New budget cuts 'may be needed'


Additional budgetary cuts may be needed this year, according to the Irish Fiscal Advisory Council (IFAC), the budgetary watchdog set up last year to provide analysis of the Government’s fiscal and economic projections.

Although the council said it was too early to say whether this would be the case, it advocates additional measures, if needed, to ensure targets are met.

The Government is committed under the terms of its EU-International Monetary Fund bailout to cuts its budget deficit to 8.6 per cent of gross domestic product in 2012, from 10 per cent last year.

Under its estimates, additional measures of €400 million may be needed this year to achieve the deficit target.

The IMF has stated that it did not believe additional measures should be taken this year if lower economic growth causes targets to be missed. Neither of the other two members of the bailout troika – the European Commission and the European Central Bank- has taken a formal position on the issue. The ECB is, however, known for its fiscal hawkish stance and can be expected to take the same position as IFAC.

Over the next three budgets the council believes that the Government – under its current plans – is not doing enough to cuts deficit and debt levels and reiterates its call for a more ambitious plan in the period up to 2015, which it made in its first report in October last year.

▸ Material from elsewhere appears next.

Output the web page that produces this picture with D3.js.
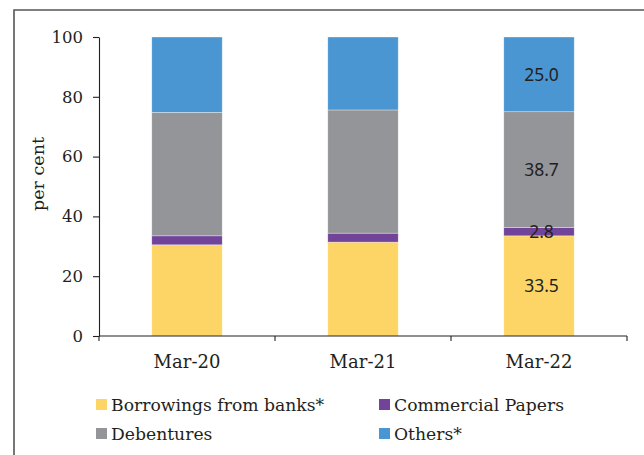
<!DOCTYPE html>
<html>
<head>
<meta charset="utf-8">
<script src="https://cdn.jsdelivr.net/npm/d3@7"></script>
<style>
  html, body { margin: 0; padding: 0; background: #fff; }
  svg { display: block; }
</style>
</head>
<body>
<svg id="chart" width="644" height="455"></svg>
<script>
// Funding composition (per cent of total)
const categories = ["Mar-20", "Mar-21", "Mar-22"];
const seriesNames = ["Borrowings from banks*", "Commercial Papers", "Debentures", "Others*"];
const borrowings = [30.5, 31.4, 33.5];
const commercialPapers = [3.0, 3.0, 2.8];
const debentures = [41.3, 41.2, 38.7];
const others = [25.2, 24.4, 25.0];
const yTicks = [0, 20, 40, 60, 80, 100];
const labelledCategories = ["Mar-22"];

const colors = ["#FDD466", "#71449A", "#939598", "#4A96D2"];
const serif = "'DejaVu Serif', 'Liberation Serif', serif";
const sans = "'Noto Sans', 'Open Sans', sans-serif";
const ink = "#231f20";

const rows = categories.map((c, i) => ({
  cat: c,
  s0: borrowings[i], s1: commercialPapers[i], s2: debentures[i], s3: others[i]
}));
const keys = ["s0", "s1", "s2", "s3"];
const stacked = d3.stack().keys(keys)(rows);

const svg = d3.select("#chart");

// outer frame (left and top edges visible)
svg.append("path")
  .attr("d", "M14,455 L14,10 L644,10")
  .attr("fill", "none").attr("stroke", "#555").attr("stroke-width", 1.6);

const plotLeft = 99, plotRight = 627, plotTop = 37, plotBottom = 336;

const x = d3.scaleBand().domain(categories).range([plotLeft, plotRight]).padding(0);
const y = d3.scaleLinear().domain([0, 100]).range([plotBottom, plotTop]);
const barW = x.bandwidth() * 0.4;

// bars
const g = svg.append("g");
stacked.forEach((layer, li) => {
  g.selectAll(null).data(layer).enter().append("rect")
    .attr("x", d => x(d.data.cat) + (x.bandwidth() - barW) / 2)
    .attr("y", d => y(d[1]))
    .attr("width", barW)
    .attr("height", d => y(d[0]) - y(d[1]))
    .attr("fill", colors[li])
    .attr("stroke", "rgba(255,255,255,0.55)")
    .attr("stroke-width", 0.6);
});

// value labels
stacked.forEach((layer) => {
  g.selectAll(null).data(layer.filter(d => labelledCategories.includes(d.data.cat))).enter()
    .append("text")
    .attr("x", d => x(d.data.cat) + x.bandwidth() / 2 + 2.5)
    .attr("y", d => y((d[0] + d[1]) / 2))
    .attr("dy", "0.36em")
    .attr("text-anchor", "middle")
    .attr("font-family", sans)
    .attr("font-size", 17.5)
    .attr("fill", ink)
    .text(d => (d[1] - d[0]).toFixed(1));
});

// y axis
const yAxis = svg.append("g")
  .attr("transform", `translate(${plotLeft},0)`)
  .call(d3.axisLeft(y).tickValues(yTicks).tickSize(6).tickSizeOuter(0).tickPadding(10));
yAxis.select(".domain").attr("stroke", ink).attr("stroke-width", 1.1);
yAxis.selectAll(".tick line").attr("stroke", ink).attr("stroke-width", 1.1);
yAxis.selectAll(".tick text")
  .attr("font-family", serif).attr("font-size", 16.5).attr("fill", ink);

// x axis: ticks at category boundaries
const xAxisG = svg.append("g").attr("transform", `translate(0,${plotBottom})`);
xAxisG.append("line")
  .attr("x1", plotLeft).attr("x2", plotRight)
  .attr("stroke", ink).attr("stroke-width", 1.1);
const boundaries = categories.map(c => x(c)).concat([x(categories[categories.length - 1]) + x.bandwidth()]);
xAxisG.selectAll(null).data(boundaries).enter().append("line")
  .attr("x1", d => d).attr("x2", d => d)
  .attr("y1", 0).attr("y2", 5)
  .attr("stroke", ink).attr("stroke-width", 1.1);
xAxisG.selectAll(null).data(categories).enter().append("text")
  .attr("x", d => x(d) + x.bandwidth() / 2)
  .attr("y", 32)
  .attr("text-anchor", "middle")
  .attr("font-family", serif)
  .attr("font-size", 18)
  .attr("fill", ink)
  .text(d => d);

// y axis title
svg.append("text")
  .attr("transform", `translate(44,174) rotate(-90)`)
  .attr("text-anchor", "middle")
  .attr("font-family", serif)
  .attr("font-size", 17.5)
  .attr("fill", ink)
  .text("per cent");

// legend
const legendPos = [[96, 405], [379, 405], [96, 434], [379, 434]];
const legend = svg.append("g");
seriesNames.forEach((name, i) => {
  const [lx, ly] = legendPos[i];
  legend.append("rect")
    .attr("x", lx).attr("y", ly - 6)
    .attr("width", 11).attr("height", 11)
    .attr("fill", colors[i]);
  legend.append("text")
    .attr("x", lx + 15).attr("y", ly)
    .attr("dy", "0.35em")
    .attr("font-family", serif)
    .attr("font-size", 17.2)
    .attr("fill", ink)
    .text(name);
});
</script>
</body>
</html>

Rather than an adjustment of €3.5 billion in the next December’s budget, it advocates a package of €3.9 billion. Over the following two years, the council also advises the Government to aim for larger adjustments.

Cumulatively over the next three years, the council believes an adjustment of €11.4 billion is needed, compared to the current plan of the Government for €8.6 billion in spending cuts and new taxes.

The report is the second assessment of the Government’s economic and fiscal projections since IFAC was established last year. Many countries have set up such institutions as they have been found to improve the management of public finances.

The council, which comprises five academic economists, stated that although the Government’s forecasts for economic growth in 2012 were “broadly appropriate” at the time the budget was drawn up. However, conditions have since deteriorated. It said that “the latest economic data and more recent external growth projections suggest that the Department of Finance’s real GDP forecast for 2012 is now on the high side”

The council rejected assertions that austerity is not working, stating that “most international evidence, as well as simulations for the Irish economy, do not indicate that the current Irish adjustment path is self-defeating”.

It went on to note that there is “a growing body of international evidence that suggests that high debt levels undermine longer-run growth prospects” and that for this reason continued budgetary consolidation is necessary.

For the period from 2013-15, the report says that there is an “unusually high degree of uncertainty surrounding Irish growth prospects”. In responding to this uncertainty the IFAC urged the Government to be more explicit in its discussion of risks to its forecasts and to formally outline other scenarios for growth beyond its central forecast.

It noted that if nominal GDP growth were to end up 1 per cent weaker per annum over the period 2012 to 2015 than envisaged in Budget 2012, the debt to GDP ratio would not stabilise by 2015 without additional discretionary measures. It went on to say that “in any event, debt levels will remain high over the medium-term and vulnerable to negative growth shocks”.

The council is chaired by Professor John McHale (Chair, and Head of Economics NUI Galway). the four other members are Sebastian Barnes (OECD), Professor Alan Barrett (TCD, on secondment from ESRI), Dr Donal Donovan (adjunct professor University of Limerick and formerly IMF staff) and Dr Róisín O’Sullivan (Associate Professor, Smith College, Massachusetts).